3. Même dans une communauté ayant amplement de logements abordables, un certain taux d’itinérance est inévitable. C’est parce que certaines personnes sont incapables de maintenir un logement pour une période, même si on leur fournit un logement abordable avec du personnel de soutien.[1]
4. D’autres causes structurelles sont le racisme systémique, le colonialisme, l’homophobie et la transphobie. Ces facteurs importants seront abordés plus en détail dans d’autres chapitres de ce livre. En ce même sens, les facteurs uniques à l’itinérance parmi les femmes, les jeunes et d’autres groupes méritent leurs propres discussions.
5. Des facteurs de risque individuels font en sorte que certaines personnes sont plus susceptibles à l’itinérance que d’autres. Si les responsables réussissent à les comprendre, iels peuvent : a) cibler les personnes concernées avec des programmes de prévention spécifiques; et b) mettre sur pied des programmes qui sont façonnés spécifiquement pour les appuyer lorsqu’elles se retrouvent en situation d’itinérance.
6. Une étude récente résume des résultats de recherche majeurs sur les facteurs de risque individuels dans des pays à revenu élevé. L’étude, disponible ici (en anglais seulement), démontre que les caractéristiques suivantes sont plus présentes chez les personnes ayant vécu l’itinérance : un historique de placements en famille d’accueil; un historique de tentatives de suicide; un historique de fugues; et un historique de comportements criminels.
7. La discussion entourant les facteurs de risque individuels peut être difficile. C’est parce qu’il peut y avoir des désaccords intenses entourant l’utilisation des ressources limitées afin de cibler chaque groupe à risque élevé (ou même de les cibler du tout) et quel pallier du gouvernement devrait financer les interventions nécessaires.
8. On ne devrait pas mettre en cause les personnes ayant ces facteurs de risque parce qu’elles vivent avec ceux-ci. Les enfants ne choisissent pas d’aller en famille d’accueil; ils s’y retrouvent plutôt par des moyens hors de leur contrôle. Et dans plusieurs cas, une pénurie de logements abordables est elle-même un facteur duquel découlent les autres facteurs de risque. De même, la pauvreté peut avoir une incidence sur la santé mentale, qui pourrait ensuite entraîner une tentative de suicide.

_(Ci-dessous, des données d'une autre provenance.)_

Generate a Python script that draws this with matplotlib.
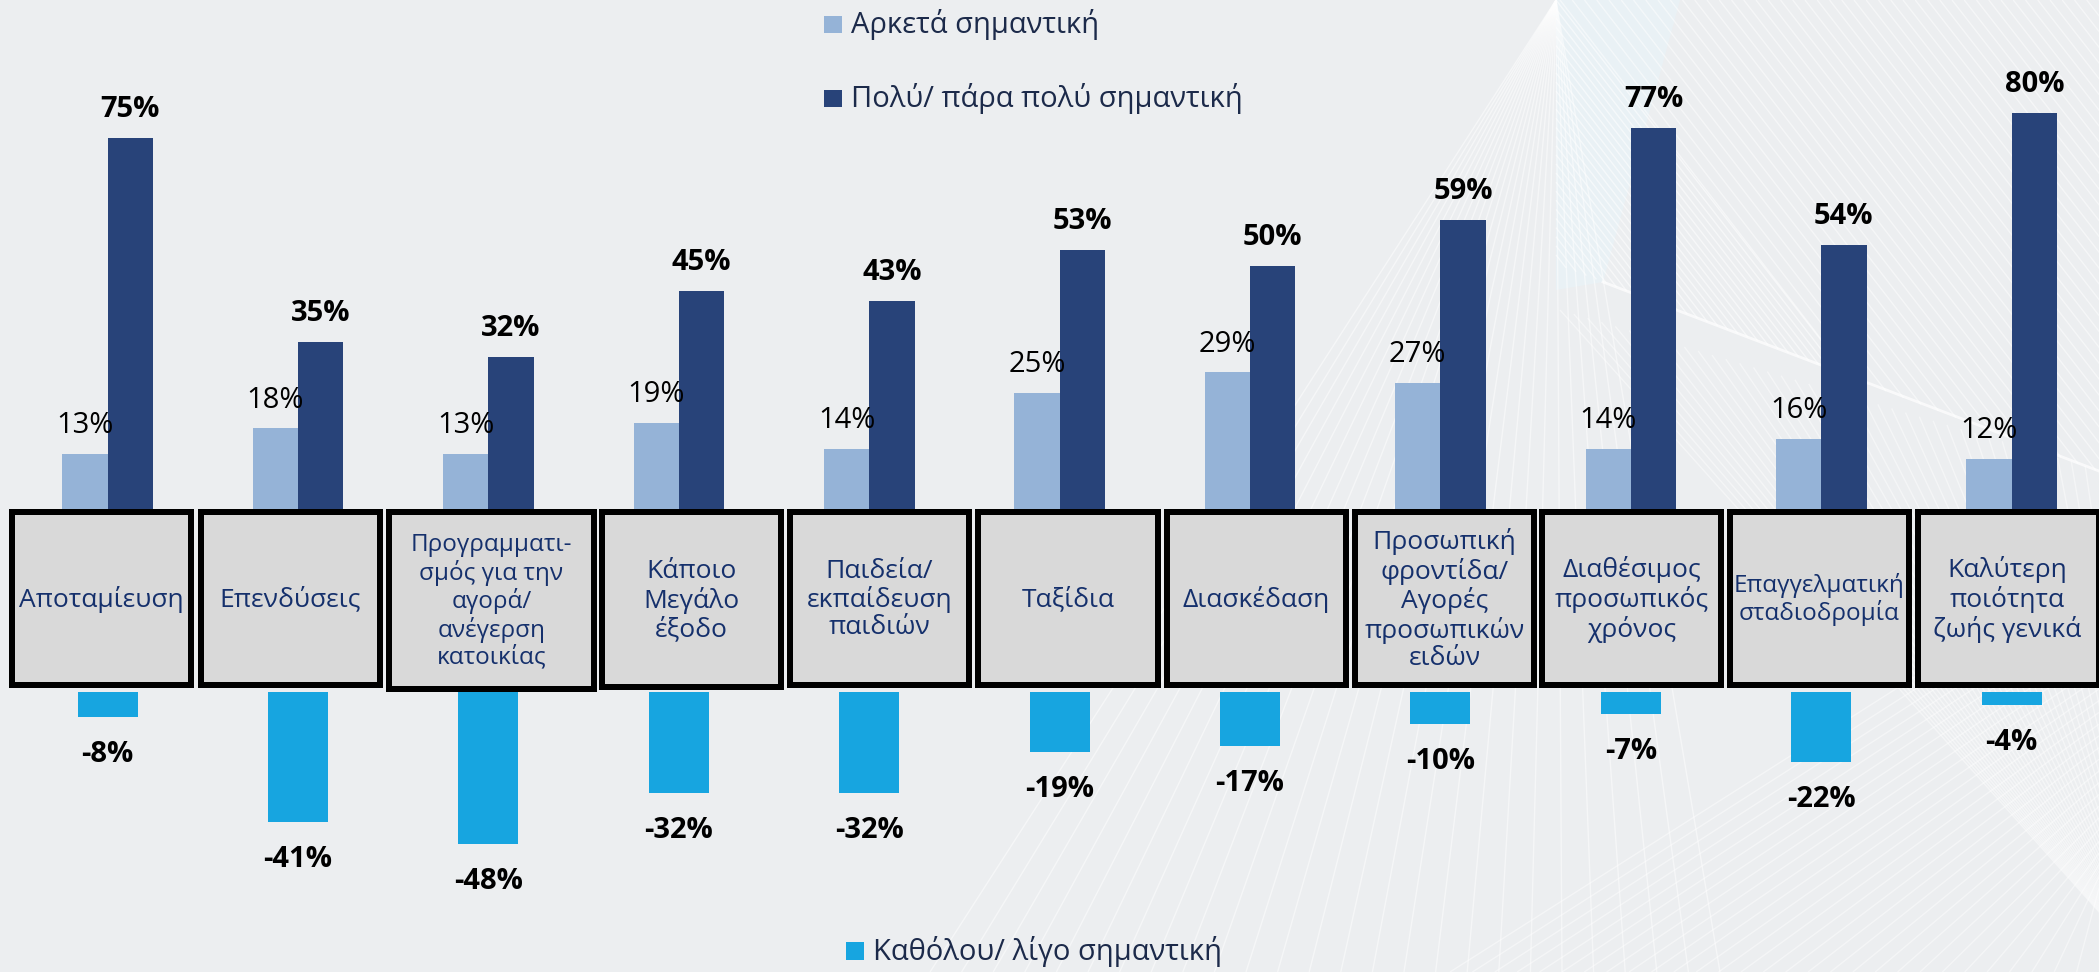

9. Les défaillances des systèmes font référence aux systèmes financés publiquement mal conçus ou mal appliqués qui exacerbent l’itinérance. Quelques exemples sont les établissements correctionnels qui déchargent sans planification suffisante les personnes dans des situations d’itinérance et les systèmes de protection des enfants qui permettent aux jeunes d’atteindre leur majorité trop tôt ou avec des supports inadéquats.
10. Quelques facteurs sont difficiles à quantifier. Par exemple, ce n’est pas facile pour un.e chercheur.se de mesurer une défaillance de système dans un modèle statistique. On peut dire de même pour le racisme systémique, le colonialisme, l’homophobie et la transphobie.
En somme. Ceci est un sommaire du premier chapitre d’un manuel à auteur unique, interdisciplinaire et à libre accès ayant comme but d’offrir une introduction à l’itinérance pour des étudiant.e.s, des fournisseurs.euses de services, des chercheurs.ses et des intervenant.e.s. Toute la matière du manuel est disponible gratuitement ici. Les chapitres seront téléversés au courant de l’année à mesure que je les complète.
Je souhaite remercier Sylvia Regnier, Vincent St-Martin et Alex Tétreault pour leur appui avec ce billet.
[1] C’est une des conclusions de l’étude At Home/Chez Soi Study, la plus grande étude prospective randomisée et contrôlée de l’histoire canadienne.